NDAs were often difficult to spot for students signing them, who could agree to them without realising what they were signing and without proper legal advice.
Samuels believes there had been some positive responses to the request – the motion has already been passed in Balliol and Queens, and contact has been made by the presidents of Keble, Univ, and St Hugh’s, while the Magdalen JCR president has promised to raise the issue in a 5th week meeting – though IHH were looking for more specific responses and responses from other colleges looking forward, and condemned colleges not genuinely engaging with the motion to ensure the protection of their students.

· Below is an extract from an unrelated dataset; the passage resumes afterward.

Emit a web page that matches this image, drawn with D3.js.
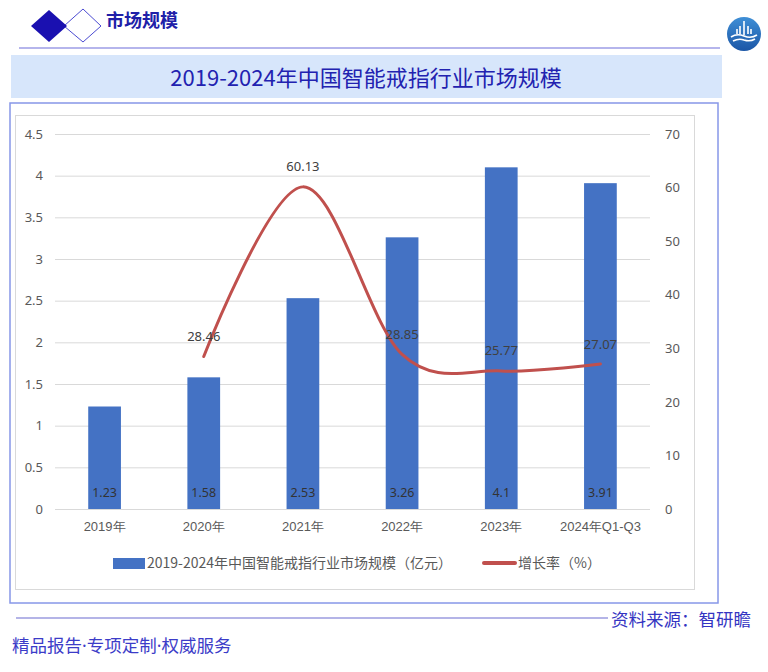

JCR president of LMH Lewis Boyd welcomed this move, as part of ongoing efforts to address the issue. He suggested that the LMH community had been shaken, stating that “for some time the JCR has been incredibly unhappy with college, because lots of members know somebody that has been affected by the college’s poor policy in the past”. He said that the NDA pledge was part of a larger restructuring of procedure, with significant change required in order to root out the causes of the misconduct and start to build trust again. Boyd suggested that other changes were being pushed forward by the JCR to meet this end – plans have now been put in place for a replacement of the old head of welfare with a new, properly-trained role dedicated to student wellbeing, alongside a total rewrite of procedures for non-academic misconduct. Another change was the suggestion to host termly ‘town halls’ for the college, as a space for people to “air their grievances more easily,” and “ensure accountability”, while the JCR are also working with college’s working party to create a form of anonymous reporting system. These changes, alongside the significant work undertaken by It Happens Here in ensuring the passing of the NDA pledge, led Boyd to hope for a shift in culture: “The ultimate aim has to be an improvement in the culture”. That’s something which takes time but something that can be fostered. I think college still has some way to go before it is trusted again with the welfare of students, but the introduction of a new head of wellbeing, for example, is a promising sign of things to come.”
“The ultimate aim has to be an improvement in the culture”.
Looking to the future, the hope seems to be that the signing of the pledge is the start of a complete reshaping of procedure and culture. Higher education minister Michelle Donelan welcomed LMH’s commitment, suggesting it “must be the first step in rebuilding trust with staff and students” and that “Now is the time for other Oxbridge colleges to stop dragging their feet and pledge to never buy victims’ silence”. LMH will be the first Oxbridge college to sign the pledge, and the 48th institution in England and Wales to make such a commitment, while IHH continues to place pressure on other colleges to follow suit.